In playback you can choose to rate or protect images, apply D-Lighting retrospectively to shots or turn off the “rotate tall” command that otherwise spins images shot in the upright format. In the settings section, denoted by a spanner icon, you can get detailed information on the battery, time zone adjustments, HDMI device control for direct output of images in the camera through a complaint HD TV and apply flicker reduction to either 50Hz or 60Hz settings.
But because the manual control options are all within menus, it’s sometimes frustrating to get a grip of. While the cameras ease of use is ideal for snappers out there, if you want to use it in a more serious way, of which it is perfectly capable, you’ll find all the control elements will necessitate frequent revisiting of the menus.
Focus and metering
The Nikon 1 system’s hybrid focusing system is very fast indeed. While using the camera, the speed is not immediately obvious, but once you start shooting fast moving subjects you quickly realise that there are not many missed opportunities due to focus errors.

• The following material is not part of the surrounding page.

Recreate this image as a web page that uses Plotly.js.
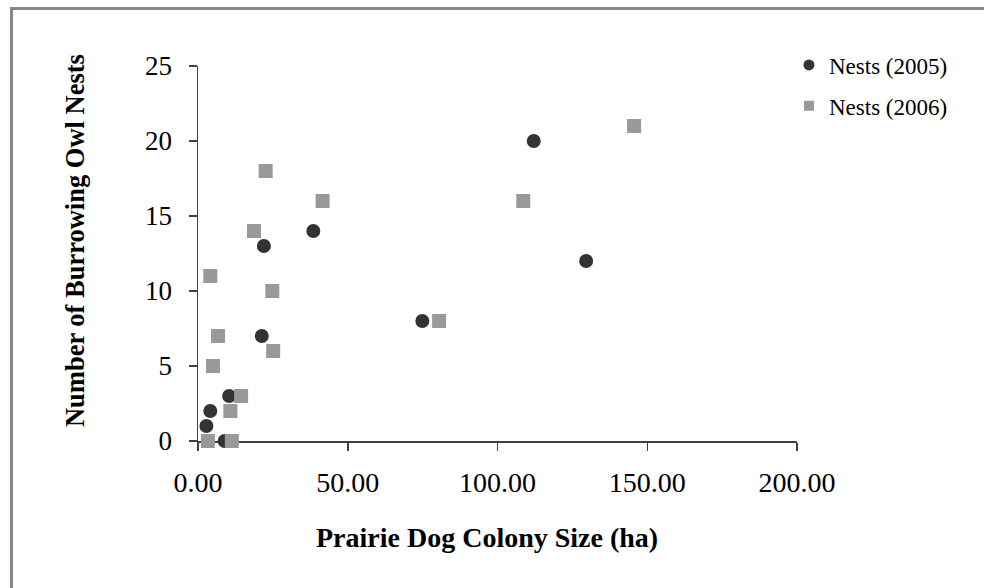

The TTL metering system is also sensor-based and uses the usual matrix, centre-weighted and spot modes that provide a great balance for most shots. We found the matrix system struggled in some of flat lighting, underexposing too often while the centre-weighted option was about the best balance overall. Spot metering uses a 2mm central circle of the selected AF zone, but given the size of the sensor we found the spot to be too large for very fine control of the point you wish to meter from.
Image and Video Quality
With such a relatively small sensor, the choice Nikon made to keep the resolution to the 10-megapixel mark was a good one both in terms of the speed the camera’s performance and in terms of image noise issues. The CX CMOS sensor surely benefits from everything Nikon has learnt from its FX and DX sensor cameras. Even shooting at the top sensitivity setting of 3200, noise is well controlled but at the expense of significant amounts of detail. Meanwhile the RAWs reveal more detail but noise too. Shooting at ISO 3200 should be considered a last resort.
However, up to ISO 800 shots are remarkably clean and detailed with ISO 1600 shots only slightly less so. Metering is good overall while in terms of the white balance control, things look very good indeed, with mixed lighting being handled well.
Detail is good and all the lenses (including the 10mm prime from the V1, the 10-30mm and the 30-110mm zooms) proving suitably sharp. JPEGs are equally soft as those from V1, so sharpening in software helps out here. Colour reproduction tends to be muted in the “standard” setting with vivid providing a bit more punch and like the v1, bright point sources of light lost detail even using the D-Lighting system pre and/or post shooting.
The HD video capture is similar in all respects to the V1 with moving image being detailed and sharp, though jerky in playback, and the built-in microphone is not going to flatter a surround system but is adequate for most uses in all but windy conditions.
The 400fps five-second slow motion mode provides video with 640x240-pixels and is gives a wonderful ethereal quality with a near-3D feel. The resolution means it’s only really large enough for use on a computer screen, and it’s not going to impress 1080p fans, but it’s fun and offers an entirely new perspective on action shots. Ditto the 1200fps video mode. Here resolution drops to just 320x120-pixels and so lacks detail and true finesse, and yet seeing action at such slow speeds is super.
In terms of sharpness, the J1 creates crisp images with all the lenses - though the full zoom setting of the 30-110mm lens is a little soft around the edges - while the AF can easily hold its own with the AF on larger DSLRs, even ones from Nikon. However, lower light performance can become less accomplished although the greater depth of field afforded this camera by dint of its smaller sensor helps to iron out some focus errors, which is a help to those simply "snapping".
Given Nikon’s stated aims however, and the type of user this system is designed for, the image and video quality is more than adequate and can be simply superb in favorable conditions
The Nikon 1 J1 is a great point and shoot system camera providing ease of use, image quality in a compact body and as with the V1, it represents a bold and brave step by Nikon into the compact, mirrorless system camera market. But while the J1 is significantly less expensive than the V1 it's still not cheap at £549 for the 10-30mm zoom single lens outfit or £699 for the dual lens kit tested here.
These are prices that put this system camera firmly in the realm of some of the larger digital SLR cameras on the market including many of Nikon’s own models and like the V1 it seems to me to be at least a £150 over the odds for the 10-30mm zoom kit, so there’s a premium to be paid for the compactness of this system.
And yet, the camera does what it is designed to do very well and so, while this might not be a camera for everyone, or for those with an understanding bank manager, it’s a viable alternative to the larger system cameras and the other compact system cameras from Olympus and Panasonic offering ease of use and image quality at its heart.